Saindo das nossas bolhas de ressonância
Em épocas de divisões ideológicas profundas como estamos vivendo hoje, não é incomum que a maioria das nossas discussões se transformem em Fla-Flu, nos quais defendemos as posições daqueles com quem nos identificamos, sem ao menos considerar os argumentos que são efetivamente levantados. Nas potentes caixas de ressonância das redes sociais, as posições que defendemos servem de distintivo que marcam nosso pertencimento a este ou a aquele grupo. A velha piada sobre o judeu náufrago que constrói duas sinagogas na ilha em que vive sozinho, “em uma, eu rezo diariamente; na outra, eu nem passo na frente!”, passou a refletir partes crescentes das nossas posições.
Na parashá desta semana, Vaishlách, os irmãos Iaacóv e Essáv se reencontram depois de ficarem separados por vinte anos. Esse momento é cercado de tensão, pois Iaacóv tinha fugido da terra de Cnaán depois de trapacear seu irmão pela benção de seu pai e Essáv ter jurado matá-lo. Ao se aproximar da terra em que seus pais viviam, Iaacóv manda mensageiros com mensagens de paz e, quando ele descobre que seu irmão está vindo em sua direção na companhia de 400 homens, ele entra em pânico e desenvolve uma estratégia quase-militar, dividindo seu grupo em dois (para facilitar a fuga) e enviando presentes que adoçassem o coração do seu irmão.
O encontro foi exatamente o oposto do que Iaacóv temia. Essáv abraçou-o e beijou-o e, juntos, os dois irmãos choraram. Essáv propõe que os dois caminhem juntos, uma tentativa de reconstruir a relação fraternal que havia se perdido. Iaacóv recusa: ele deseja paz, mas não proximidade.
Para os comentaristas clássicos, as intenções de Essáv são, necessariamente, as piores possíveis — o grande debate é se Iaacóv agiu de forma correta ao enviar presentes e tentar, assim, apaziguar a ira do malvado Essáv. A associação entre Essáv (também chamado de Edom, ou “vermelho”) e o Império Romano (que tinha no vermelho a sua cor) restringiam a possibilidade de que nossos rabinos, que viviam sob opressão do império, tivessem uma leitura generosa do irmão do nosso patriarca. No entanto, ao ler o texto da Torá, eu não encontro nada que desabone a conduta de Essáv. Se a beleza está no olhar de quem a enxerga, a percepção de que Essáv tinha más intenções também depende menos de suas ações do que de quem as observa.
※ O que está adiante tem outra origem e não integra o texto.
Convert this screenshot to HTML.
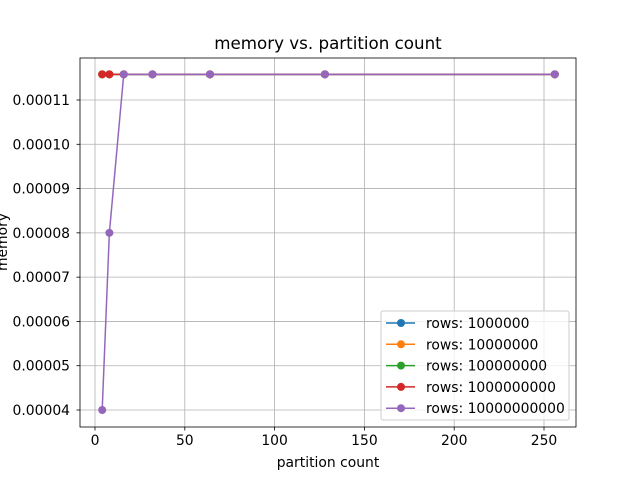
<!DOCTYPE html>
<html><head><meta charset="utf-8"><style>body{margin:0;background:#fff}svg{display:block;font-family:"DejaVu Sans","Liberation Sans",sans-serif}</style></head>
<body>
<svg id="c" width="640" height="480" xmlns="http://www.w3.org/2000/svg"></svg>
<script>
const xValues=[4,8,16,32,64,128,256];
const seriesNames=["rows: 1000000","rows: 10000000","rows: 100000000","rows: 1000000000","rows: 10000000000"];
const s1=[0.0001158,0.0001158,0.0001158,0.0001158,0.0001158,0.0001158,0.0001158];
const s2=[0.0001158,0.0001158,0.0001158,0.0001158,0.0001158,0.0001158,0.0001158];
const s3=[0.0001158,0.0001158,0.0001158,0.0001158,0.0001158,0.0001158,0.0001158];
const s4=[0.0001158,0.0001158,0.0001158,0.0001158,0.0001158,0.0001158,0.0001158];
const s5=[0.00004,0.00008,0.0001158,0.0001158,0.0001158,0.0001158,0.0001158];
const xTicks=[0,50,100,150,200,250];
const yTicks=[0.00004,0.00005,0.00006,0.00007,0.00008,0.00009,0.00010,0.00011];
const yTickLabels=["0.00004","0.00005","0.00006","0.00007","0.00008","0.00009","0.00010","0.00011"];
const colors=["#1f77b4","#ff7f0e","#2ca02c","#d62728","#9467bd"];
const L=80,R=576,T=58,B=427;
const sx=v=>95+v*(544-95)/250;
const sy=v=>410-(v-0.00004)*(310/0.00007);
const svg=document.getElementById('c');const NS="http://www.w3.org/2000/svg";
function mk(t,a,txt){const e=document.createElementNS(NS,t);for(const k in a)e.setAttribute(k,a[k]);if(txt!==undefined)e.textContent=txt;svg.appendChild(e);return e;}
xTicks.forEach(v=>{const x=sx(v);
const g=mk('line',{x1:x,x2:x,y1:T,y2:B,stroke:'#b0b0b0','stroke-width':0.8});


mk('line',{x1:x,x2:x,y1:B,y2:B+3.5,stroke:'#000','stroke-width':0.8});
const t=mk('text',{x:x,y:B+18,'text-anchor':'middle','font-size':13.9},String(v));

});
yTicks.forEach((v,i)=>{const y=sy(v);
const g=mk('line',{x1:L,x2:R,y1:y,y2:y,stroke:'#b0b0b0','stroke-width':0.8});


mk('line',{x1:L-3.5,x2:L,y1:y,y2:y,stroke:'#000','stroke-width':0.8});
const t=mk('text',{x:L-10,y:y+5,'text-anchor':'end','font-size':13.9},yTickLabels[i]);

});
[s1,s2,s3,s4,s5].forEach((s,i)=>{
const p=mk('polyline',{points:xValues.map((x,j)=>sx(x)+','+sy(s[j])).join(' '),fill:'none',stroke:colors[i],'stroke-width':1.5});


xValues.forEach((x,j)=>{const c=mk('circle',{cx:sx(x),cy:sy(s[j]),r:4,fill:colors[i]});

});});
const f=mk('rect',{x:L,y:T,width:R-L,height:B-T,fill:'none',stroke:'#000','stroke-width':0.8});


const ti=mk('text',{x:328,y:49,'text-anchor':'middle','font-size':16.7},'memory vs. partition count');


const xl=mk('text',{x:328,y:467,'text-anchor':'middle','font-size':13.9},'partition count');


const yl=mk('text',{x:0,y:0,'text-anchor':'middle','font-size':13.9,transform:'translate(7,242) rotate(-90)'},'memory');


const lg=mk('rect',{x:381,y:311,width:188,height:109,fill:'#fff','fill-opacity':0.8,stroke:'#ccc',rx:2});


seriesNames.forEach((n,i)=>{const y=323+i*21.3;
mk('line',{x1:386,x2:415,y1:y,y2:y,stroke:colors[i],'stroke-width':1.5});
mk('circle',{cx:401,cy:y,r:4,fill:colors[i]});
const t=mk('text',{x:426,y:y+5,'font-size':13.9},n);

});
</script>
</body></html>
A verdade é que a opinião rabínica a respeito de Essáv tem muito pouco a ver com o que ele faz e muito a ver com o fato de que ele é o antagonista do nosso patriarca – não muito diferente da conduta que verificamos nas redes sociais de hoje.
Essa semana, escutei em um podcast sobre os campos de detenção para uma minoria muçulmana na China, os Uighur [1]. Mais de um milhão de pessoas já foram detidas e, de acordo com algumas fontes, submetidas a processos de lavagem cerebral que buscam convencê-los a abandonar suas crenças religiosas [2], além de outros tipos de violência.
O povo judeu, ao longo de sua história, vivenciou inúmeros episódios em que fomos atacados e massacrados pelo único motivo de termos nossas crenças e práticas religiosas; episódios nos quais o silêncio do mundo, não apenas nos ofendeu profundamente, mas também custou milhões de vidas judias. A tradição judaica ensina que devemos aprender dos episódios de opressão que vivenciamos para que protejamos aqueles que passam por situações semelhantes nos dias de hoje, sem deixar que nossos preconceitos contra qualquer grupo nos impeça de identificar a injustiça onde quer que ela ocorra. Nesse sentido, é nossa obrigação judaica nos solidarizarmos com os Uighur na China e não economizarmos esforços para interromper o brutal assalto do qual eles estão sendo vítimas.
Que nesse Shabat possamos superar a estreiteza das nossas posições habituais e estarmos abertos para desenvolver empatia pela situação dos aflitos, mesmo aqueles que não fazem parte do nosso círculo tradicional de aliados.